**Work required:**
Can you print the data exactly and leave out each image?

**Raw data:**

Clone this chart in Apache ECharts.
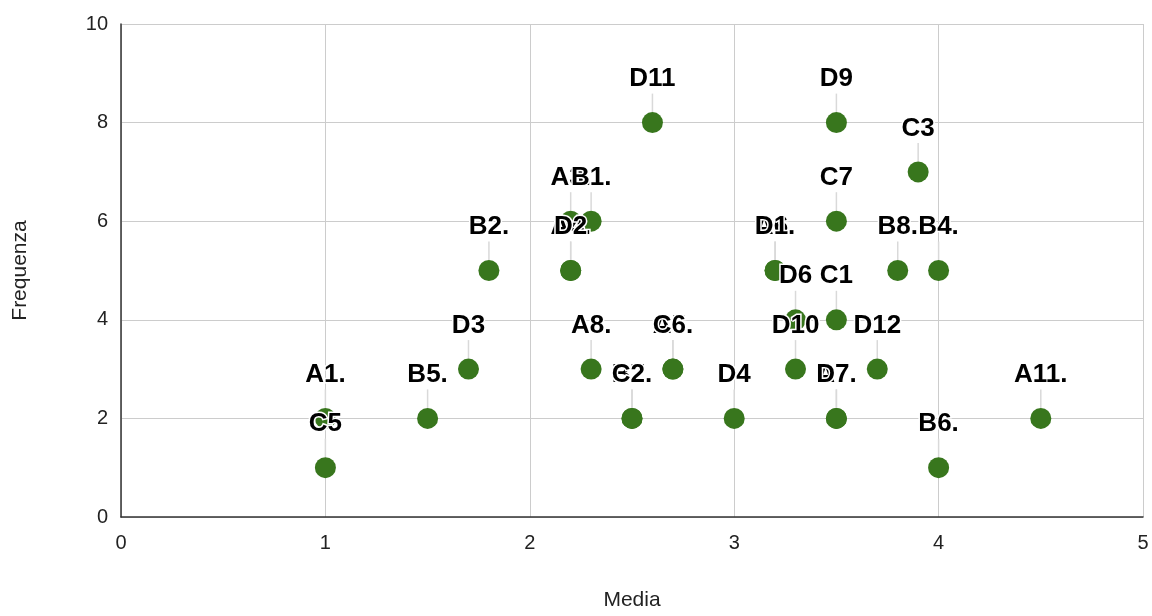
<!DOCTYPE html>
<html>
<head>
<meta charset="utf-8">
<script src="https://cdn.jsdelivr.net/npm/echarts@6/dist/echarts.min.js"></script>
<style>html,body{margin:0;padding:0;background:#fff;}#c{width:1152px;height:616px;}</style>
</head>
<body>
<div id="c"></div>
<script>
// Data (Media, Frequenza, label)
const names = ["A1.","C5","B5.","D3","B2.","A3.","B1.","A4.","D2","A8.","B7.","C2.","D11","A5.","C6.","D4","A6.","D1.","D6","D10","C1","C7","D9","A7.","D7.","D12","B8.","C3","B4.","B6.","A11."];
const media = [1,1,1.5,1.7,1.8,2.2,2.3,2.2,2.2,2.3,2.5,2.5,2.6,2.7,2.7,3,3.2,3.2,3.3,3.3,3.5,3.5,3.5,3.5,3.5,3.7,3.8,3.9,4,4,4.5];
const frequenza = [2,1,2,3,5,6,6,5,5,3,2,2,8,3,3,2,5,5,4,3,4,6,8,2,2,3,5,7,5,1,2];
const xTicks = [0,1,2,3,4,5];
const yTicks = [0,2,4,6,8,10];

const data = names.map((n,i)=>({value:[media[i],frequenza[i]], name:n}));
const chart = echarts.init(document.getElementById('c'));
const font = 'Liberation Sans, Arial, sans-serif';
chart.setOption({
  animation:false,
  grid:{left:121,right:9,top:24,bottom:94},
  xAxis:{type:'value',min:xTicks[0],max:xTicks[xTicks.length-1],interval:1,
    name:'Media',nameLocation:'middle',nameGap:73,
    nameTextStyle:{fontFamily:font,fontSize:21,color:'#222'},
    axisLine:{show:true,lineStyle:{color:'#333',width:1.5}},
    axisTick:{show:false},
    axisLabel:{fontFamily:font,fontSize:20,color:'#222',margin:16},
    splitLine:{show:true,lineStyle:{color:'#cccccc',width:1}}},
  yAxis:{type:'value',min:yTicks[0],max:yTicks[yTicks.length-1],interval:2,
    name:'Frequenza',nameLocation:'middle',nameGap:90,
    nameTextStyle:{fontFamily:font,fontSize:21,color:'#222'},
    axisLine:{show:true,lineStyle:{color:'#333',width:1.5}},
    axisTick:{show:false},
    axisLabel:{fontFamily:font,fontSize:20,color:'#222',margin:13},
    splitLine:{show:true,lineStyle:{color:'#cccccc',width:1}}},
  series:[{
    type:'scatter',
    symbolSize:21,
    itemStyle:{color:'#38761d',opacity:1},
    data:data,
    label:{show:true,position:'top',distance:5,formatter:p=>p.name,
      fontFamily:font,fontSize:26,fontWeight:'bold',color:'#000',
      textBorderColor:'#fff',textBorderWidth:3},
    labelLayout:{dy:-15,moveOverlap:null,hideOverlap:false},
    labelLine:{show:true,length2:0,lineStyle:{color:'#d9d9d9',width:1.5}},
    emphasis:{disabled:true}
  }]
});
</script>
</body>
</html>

**Response to the task:**
Clone this chart in Apache ECharts.
<!DOCTYPE html>
<html>
<head>
<meta charset="utf-8">
<script src="https://cdn.jsdelivr.net/npm/echarts@6/dist/echarts.min.js"></script>
<style>html,body{margin:0;padding:0;background:#fff;}#c{width:1152px;height:616px;}</style>
</head>
<body>
<div id="c"></div>
<script>
// Data (Media, Frequenza, label)
const names = ["A1.","C5","B5.","D3","B2.","A3.","B1.","A4.","D2","A8.","B7.","C2.","D11","A5.","C6.","D4","A6.","D1.","D6","D10","C1","C7","D9","A7.","D7.","D12","B8.","C3","B4.","B6.","A11."];
const media = [1,1,1.5,1.7,1.8,2.2,2.3,2.2,2.2,2.3,2.5,2.5,2.6,2.7,2.7,3,3.2,3.2,3.3,3.3,3.5,3.5,3.5,3.5,3.5,3.7,3.8,3.9,4,4,4.5];
const frequenza = [2,1,2,3,5,6,6,5,5,3,2,2,8,3,3,2,5,5,4,3,4,6,8,2,2,3,5,7,5,1,2];
const xTicks = [0,1,2,3,4,5];
const yTicks = [0,2,4,6,8,10];

const data = names.map((n,i)=>({value:[media[i],frequenza[i]], name:n}));
const chart = echarts.init(document.getElementById('c'));
const font = 'Liberation Sans, Arial, sans-serif';
chart.setOption({
  animation:false,
  grid:{left:121,right:9,top:24,bottom:94},
  xAxis:{type:'value',min:xTicks[0],max:xTicks[xTicks.length-1],interval:1,
    name:'Media',nameLocation:'middle',nameGap:73,
    nameTextStyle:{fontFamily:font,fontSize:21,color:'#222'},
    axisLine:{show:true,lineStyle:{color:'#333',width:1.5}},
    axisTick:{show:false},
    axisLabel:{fontFamily:font,fontSize:20,color:'#222',margin:16},
    splitLine:{show:true,lineStyle:{color:'#cccccc',width:1}}},
  yAxis:{type:'value',min:yTicks[0],max:yTicks[yTicks.length-1],interval:2,
    name:'Frequenza',nameLocation:'middle',nameGap:90,
    nameTextStyle:{fontFamily:font,fontSize:21,color:'#222'},
    axisLine:{show:true,lineStyle:{color:'#333',width:1.5}},
    axisTick:{show:false},
    axisLabel:{fontFamily:font,fontSize:20,color:'#222',margin:13},
    splitLine:{show:true,lineStyle:{color:'#cccccc',width:1}}},
  series:[{
    type:'scatter',
    symbolSize:21,
    itemStyle:{color:'#38761d',opacity:1},
    data:data,
    label:{show:true,position:'top',distance:5,formatter:p=>p.name,
      fontFamily:font,fontSize:26,fontWeight:'bold',color:'#000',
      textBorderColor:'#fff',textBorderWidth:3},
    labelLayout:{dy:-15,moveOverlap:null,hideOverlap:false},
    labelLine:{show:true,length2:0,lineStyle:{color:'#d9d9d9',width:1.5}},
    emphasis:{disabled:true}
  }]
});
</script>
</body>
</html>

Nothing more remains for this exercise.